---------- DATA FOR PROCESSING ----------

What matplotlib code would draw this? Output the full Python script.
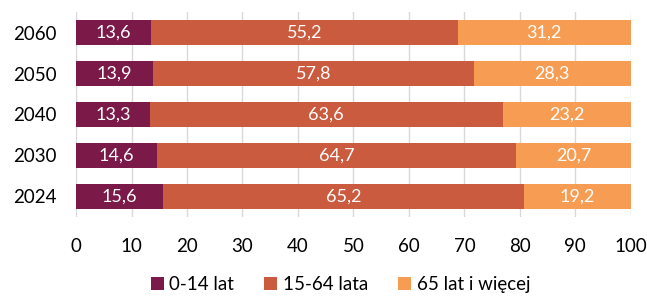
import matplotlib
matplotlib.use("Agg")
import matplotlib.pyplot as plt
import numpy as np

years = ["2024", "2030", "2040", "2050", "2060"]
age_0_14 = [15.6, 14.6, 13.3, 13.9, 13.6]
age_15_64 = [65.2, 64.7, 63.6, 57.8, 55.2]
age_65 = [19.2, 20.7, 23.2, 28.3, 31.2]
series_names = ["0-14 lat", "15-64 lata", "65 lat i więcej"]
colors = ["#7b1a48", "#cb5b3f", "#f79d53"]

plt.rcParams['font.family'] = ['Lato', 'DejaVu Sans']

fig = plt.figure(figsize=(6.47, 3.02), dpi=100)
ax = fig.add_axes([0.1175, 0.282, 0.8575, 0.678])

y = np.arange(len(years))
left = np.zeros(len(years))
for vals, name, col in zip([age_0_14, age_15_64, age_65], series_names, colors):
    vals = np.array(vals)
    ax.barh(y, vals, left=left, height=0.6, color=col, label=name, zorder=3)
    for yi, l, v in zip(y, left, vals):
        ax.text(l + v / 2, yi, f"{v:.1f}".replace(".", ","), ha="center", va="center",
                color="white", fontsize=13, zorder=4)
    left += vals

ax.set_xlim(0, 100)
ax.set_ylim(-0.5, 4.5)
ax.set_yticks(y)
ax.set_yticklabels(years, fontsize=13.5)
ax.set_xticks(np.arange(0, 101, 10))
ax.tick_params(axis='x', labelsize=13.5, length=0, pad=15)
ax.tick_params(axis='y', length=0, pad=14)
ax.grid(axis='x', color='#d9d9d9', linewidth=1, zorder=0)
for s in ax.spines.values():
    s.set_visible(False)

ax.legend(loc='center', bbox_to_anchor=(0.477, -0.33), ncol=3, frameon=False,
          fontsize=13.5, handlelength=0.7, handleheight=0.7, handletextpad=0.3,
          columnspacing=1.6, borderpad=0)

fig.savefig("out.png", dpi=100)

----------
---------- DATA FOR PROCESSING ----------

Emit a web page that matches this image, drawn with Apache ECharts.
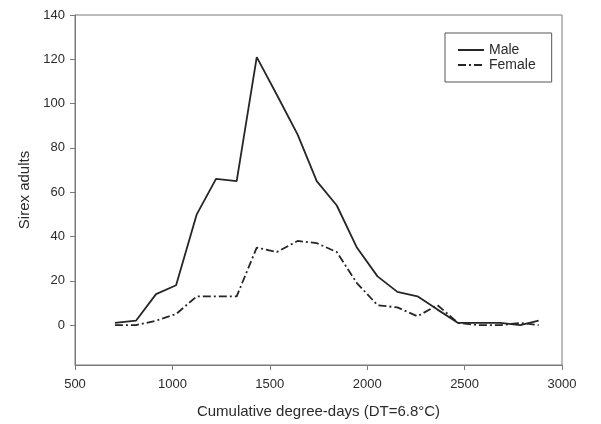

----------
---------- DATA FOR PROCESSING ----------

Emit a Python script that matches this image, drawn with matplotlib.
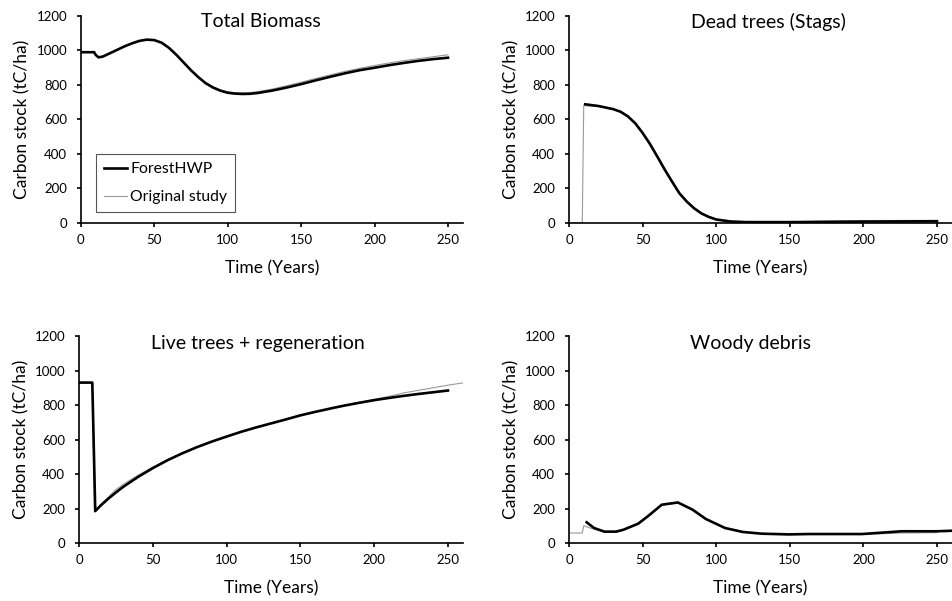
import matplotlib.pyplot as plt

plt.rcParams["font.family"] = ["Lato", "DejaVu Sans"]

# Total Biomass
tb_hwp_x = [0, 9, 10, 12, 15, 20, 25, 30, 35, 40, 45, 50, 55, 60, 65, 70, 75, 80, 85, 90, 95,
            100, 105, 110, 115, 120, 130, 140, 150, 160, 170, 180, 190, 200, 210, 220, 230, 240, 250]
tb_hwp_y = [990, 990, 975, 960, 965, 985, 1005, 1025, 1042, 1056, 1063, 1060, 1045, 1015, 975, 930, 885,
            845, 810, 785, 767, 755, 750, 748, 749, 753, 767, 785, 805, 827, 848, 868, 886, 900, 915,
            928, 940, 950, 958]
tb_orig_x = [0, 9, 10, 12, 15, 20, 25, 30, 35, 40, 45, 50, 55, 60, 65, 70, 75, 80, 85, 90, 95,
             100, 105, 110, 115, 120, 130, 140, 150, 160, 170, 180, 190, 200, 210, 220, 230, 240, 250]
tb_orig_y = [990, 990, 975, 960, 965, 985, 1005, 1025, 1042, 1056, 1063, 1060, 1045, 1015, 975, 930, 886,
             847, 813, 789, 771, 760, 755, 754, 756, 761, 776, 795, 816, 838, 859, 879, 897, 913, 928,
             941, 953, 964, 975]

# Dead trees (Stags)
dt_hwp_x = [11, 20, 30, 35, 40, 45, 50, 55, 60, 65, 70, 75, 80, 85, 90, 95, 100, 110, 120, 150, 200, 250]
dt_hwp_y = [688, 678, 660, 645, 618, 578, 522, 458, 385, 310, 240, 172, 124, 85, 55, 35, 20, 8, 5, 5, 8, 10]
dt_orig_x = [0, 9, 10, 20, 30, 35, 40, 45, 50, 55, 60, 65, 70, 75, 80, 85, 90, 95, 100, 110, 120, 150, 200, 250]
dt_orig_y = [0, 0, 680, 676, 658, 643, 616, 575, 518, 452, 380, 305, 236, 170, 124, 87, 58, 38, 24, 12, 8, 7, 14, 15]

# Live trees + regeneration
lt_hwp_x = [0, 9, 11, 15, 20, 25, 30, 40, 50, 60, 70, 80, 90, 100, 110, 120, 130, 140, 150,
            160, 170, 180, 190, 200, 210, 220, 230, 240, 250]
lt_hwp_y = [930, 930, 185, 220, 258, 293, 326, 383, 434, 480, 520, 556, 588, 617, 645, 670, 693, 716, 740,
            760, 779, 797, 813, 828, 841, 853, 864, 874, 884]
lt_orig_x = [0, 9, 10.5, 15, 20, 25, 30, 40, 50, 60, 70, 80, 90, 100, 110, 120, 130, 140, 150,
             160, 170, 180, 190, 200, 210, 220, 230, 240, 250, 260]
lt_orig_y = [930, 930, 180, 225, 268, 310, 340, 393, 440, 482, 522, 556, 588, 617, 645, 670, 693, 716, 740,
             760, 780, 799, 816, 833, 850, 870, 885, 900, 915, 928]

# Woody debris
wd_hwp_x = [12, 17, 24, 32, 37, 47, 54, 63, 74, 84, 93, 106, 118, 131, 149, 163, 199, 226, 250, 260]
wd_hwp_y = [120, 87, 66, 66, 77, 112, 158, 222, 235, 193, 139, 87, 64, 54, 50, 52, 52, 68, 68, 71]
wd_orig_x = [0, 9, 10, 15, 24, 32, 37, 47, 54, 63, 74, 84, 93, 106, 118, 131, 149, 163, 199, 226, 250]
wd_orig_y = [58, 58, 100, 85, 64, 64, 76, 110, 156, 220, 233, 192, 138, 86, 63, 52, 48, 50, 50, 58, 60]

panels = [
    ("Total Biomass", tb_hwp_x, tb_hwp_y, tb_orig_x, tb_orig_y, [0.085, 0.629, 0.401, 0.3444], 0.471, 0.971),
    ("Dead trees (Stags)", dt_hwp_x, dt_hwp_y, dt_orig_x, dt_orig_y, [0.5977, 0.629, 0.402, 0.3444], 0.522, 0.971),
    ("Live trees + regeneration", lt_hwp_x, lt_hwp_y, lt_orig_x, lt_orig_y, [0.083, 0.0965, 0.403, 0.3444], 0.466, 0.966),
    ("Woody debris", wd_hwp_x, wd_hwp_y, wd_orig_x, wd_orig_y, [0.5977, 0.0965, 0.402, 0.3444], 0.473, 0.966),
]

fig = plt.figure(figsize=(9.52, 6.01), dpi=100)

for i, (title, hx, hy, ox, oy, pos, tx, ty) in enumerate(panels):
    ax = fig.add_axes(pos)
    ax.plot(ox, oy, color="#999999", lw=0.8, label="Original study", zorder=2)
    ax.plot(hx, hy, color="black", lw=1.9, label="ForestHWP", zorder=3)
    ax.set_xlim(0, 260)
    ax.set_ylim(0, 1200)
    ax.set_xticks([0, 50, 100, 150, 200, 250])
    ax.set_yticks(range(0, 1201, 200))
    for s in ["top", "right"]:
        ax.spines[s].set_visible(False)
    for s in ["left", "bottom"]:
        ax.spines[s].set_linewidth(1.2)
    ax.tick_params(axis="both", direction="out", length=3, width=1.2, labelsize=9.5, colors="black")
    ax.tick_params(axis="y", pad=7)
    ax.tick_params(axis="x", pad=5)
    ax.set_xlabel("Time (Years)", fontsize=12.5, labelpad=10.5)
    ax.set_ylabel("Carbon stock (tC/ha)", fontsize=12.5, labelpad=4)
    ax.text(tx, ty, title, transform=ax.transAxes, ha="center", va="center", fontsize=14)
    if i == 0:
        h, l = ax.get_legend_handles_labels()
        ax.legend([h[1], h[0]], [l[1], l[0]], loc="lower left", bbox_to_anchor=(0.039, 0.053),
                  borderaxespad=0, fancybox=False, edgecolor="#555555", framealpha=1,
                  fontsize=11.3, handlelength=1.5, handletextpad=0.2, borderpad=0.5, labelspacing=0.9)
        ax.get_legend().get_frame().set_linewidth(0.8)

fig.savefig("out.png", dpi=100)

----------

Pictures are not part of the copy. Write out only the lines from the one containing "What matplotlib code" through the one containing "import numpy as np", exactly as they stand, both included.

What matplotlib code would draw this? Output the full Python script.
import matplotlib
matplotlib.use("Agg")
import matplotlib.pyplot as plt
import numpy as np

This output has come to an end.